One theme that emerged early, in Davos this year, though, was that the globalization that brought national economies together in times of brisk growth demands that countries hammer out policies together on the downside. Otherwise, new government spending flows across borders, diluting its effects.

We need to have coordinated fiscal response stimulus, said Justin Yifu Lin, senior vice president and chief economist at the World Bank. They are largely not coordinated.

Mr. Wen largely agreed. Only with closer cooperation and mutual help can we overcome the crisis, he said.

Trevor Manuel, South Africa’s finance minister, cautioned that some fiscal plans may come to nought until countries figure out how to spend money sensibly.

We see a lemming-like approach: trying to get to the precipice first without having any idea what that money will do, Mr. Manuel said.

I think we will have wealthy states indebted without much to show for it.

And complaints about how national banking rescue plans are working also emerged.

We feel that governments are encouraging banks to invest only in domestic assets, the chairman of the Dogus Group in Turkey, Ferit Sehank, said. As an advocate of globalization, I see this as a new way of protectionism.

Echoing a widely held view in the global business community, Heizo Takenaka, director of the Global Security Research Institute in Keio, Japan, said fear of the future had taken over as the main driver of the crisis.

The current situation is something more than a financial and economic crisis, Mr.
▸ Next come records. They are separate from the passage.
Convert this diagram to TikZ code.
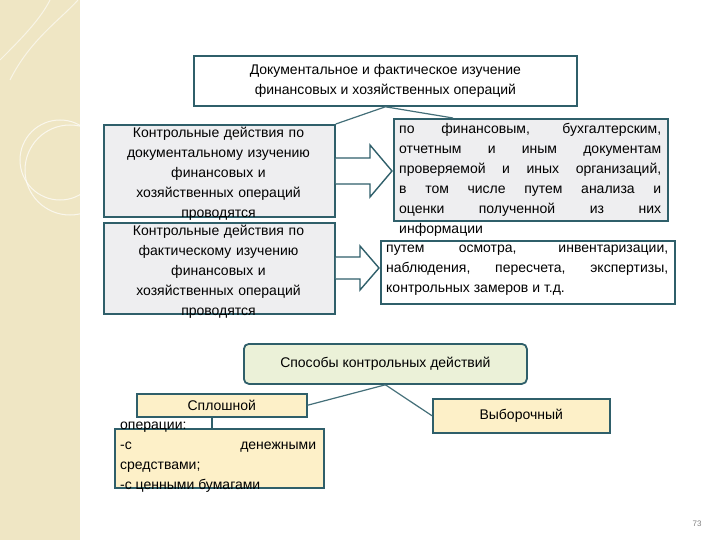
\documentclass[tikz,border=0pt]{standalone}
\usepackage{fontspec}
\setmainfont{Liberation Sans}
\definecolor{bd}{HTML}{2F5F6A}
\definecolor{gr}{HTML}{EEEEF0}
\definecolor{yl}{HTML}{FDF0C8}
\definecolor{gn}{HTML}{EBF1D8}
\definecolor{bg}{HTML}{EFE6C4}
\begin{document}
\begin{tikzpicture}[x=1pt,y=-1pt,
  box/.style={draw=bd,line width=1.8pt,inner sep=0pt,anchor=north west},
  txt/.style={inner sep=0pt,align=center,font=\fontsize{14}{20}\selectfont},
  jtxt/.style={inner sep=0pt,align=justify,font=\fontsize{14}{20}\selectfont},
  conn/.style={draw=bd!90,line width=1.2pt},
  bigarrow/.style={draw=bd,line width=1.4pt,fill=white}]
\useasboundingbox (0,0) rectangle (720,540);
\fill[white] (0,0) rectangle (720,540);
\fill[bg] (0,0) rectangle (80,540);
\draw[white,line width=1pt,opacity=.7] (60,160) circle (40);
\draw[white,line width=1pt,opacity=.7] (70,170) circle (45);
\draw[white,line width=1pt,opacity=.6] (10,80) .. controls (30,40) and (60,20) .. (78,0);
\draw[white,line width=1pt,opacity=.6] (0,60) .. controls (20,40) and (40,20) .. (50,0);
% boxes
\node[box,fill=white,minimum width=383,minimum height=50] (top) at (193,55) {};
\node[txt] at (top.center) {Документальное и фактическое изучение\\финансовых и хозяйственных операций};
\node[box,fill=gr,minimum width=231,minimum height=92] (l1) at (103,124) {};
\node[txt,anchor=north,text width=235] at (218.5,127) {Контрольные действия по\\документальному изучению\\финансовых и\\хозяйственных операций\\проводятся};
\node[box,fill=gr,minimum width=231,minimum height=91] (l2) at (103,222) {};
\node[txt,anchor=north,text width=235] at (218.5,225) {Контрольные действия по\\фактическому изучению\\финансовых и\\хозяйственных операций\\проводятся};
\node[box,fill=gr,minimum width=274,minimum height=102] (r1) at (393,118) {};
\node[jtxt,anchor=north west,text width=262] at (399,123) {по финансовым, бухгалтерским,\linebreak отчетным и иным документам\linebreak проверяемой и иных организаций,\linebreak в том числе путем анализа и\linebreak оценки полученной из них\linebreak информации};
\node[box,fill=white,minimum width=294,minimum height=63] (r2) at (380,240) {};
\node[jtxt,anchor=north west,text width=282] at (386,245) {путем осмотра, инвентаризации,\linebreak наблюдения, пересчета, экспертизы,\linebreak контрольных замеров и т.д.};
\draw[conn] (top.south) -- (l1.north east);
\draw[conn] (top.south) -- ([xshift=60pt]r1.north west);
% big arrows
\draw[bigarrow] (l1.east |- 0,158) -- (370,158) -- (370,145) -- (392,171) -- (370,197) -- (370,184) -- (l1.east |- 0,184) ;
\draw[bigarrow] (l2.east |- 0,257) -- (360,257) -- (360,246) -- (379,268) -- (360,290) -- (360,279) -- (l2.east |- 0,279);
% bottom
\node[box,draw=bd,fill=gn,rounded corners=5pt,minimum width=283,minimum height=40] (sp) at (243,343) {};
\node[txt] at (sp.center) {Способы контрольных действий};
\node[box,fill=yl,minimum width=170,minimum height=23,line width=1.5pt] (sl) at (136,393) {};
\node[txt] at (sl.center) {Сплошной};
\node[box,fill=yl,minimum width=177,minimum height=34,line width=1.5pt] (vb) at (432,398) {};
\node[txt] at (vb.center) {Выборочный};
\node[box,fill=yl,minimum width=209,minimum height=59,line width=1.5pt] (op) at (114,428) {};
\node[jtxt,anchor=north west,text width=196] at (120,422) {операции:\\-с \hfill денежными\\средствами;\\-с ценными бумагами};
\draw[conn] (sp.south) -- (sl.east);
\draw[conn] (sp.south) -- (vb.west);
\draw[bd,line width=2pt] (sl.south -| 212,0) -- (op.north -| 212,0);
\node[font=\fontsize{8}{8}\selectfont,text=gray] (pg) at (697,524) {73};
\end{tikzpicture}
\end{document}
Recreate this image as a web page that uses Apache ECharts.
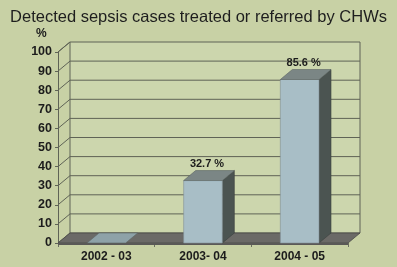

Takenaka said. We face a confidence crisis. Once the confidence of crisis occurs, we need a strong government and central banks.

The panickiest of the lot, Mr. Roach said, are American consumers, who are retrenching after a decade-long binge fed by inflated housing prices, and creating ripple effects maybe they are more like tsunamis across the world. Mr. Roach predicted that American consumers are only 20 percent into a multi-year adjustment that will leave them much more frugal.

Chinese exports have already declined quarter-on-quarter, he said.

Shipments from Taiwan and Japan are also down. As the Chinese economy has hit a wall, the rest of Asia has followed suit, Mr. Roach said.

Mr. Manuel, of South Africa, said the economic crisis has hit his continent hard in the past year, as projects to develop natural resources, an area with much potential for Africa, are scaled back.

In the Democratic Republic of Congo alone, 48 mining projects are in various stages of abandonment, Mr. Manuel said.

Look at Africa, he said. It’s a risk of decoupling, derailment, and abandonment altogether.

Mr. Manuel and others said that as Western and Asian governments start borrowing heavily to spend for stimulus packages, they should allocate a portion to poorer countries.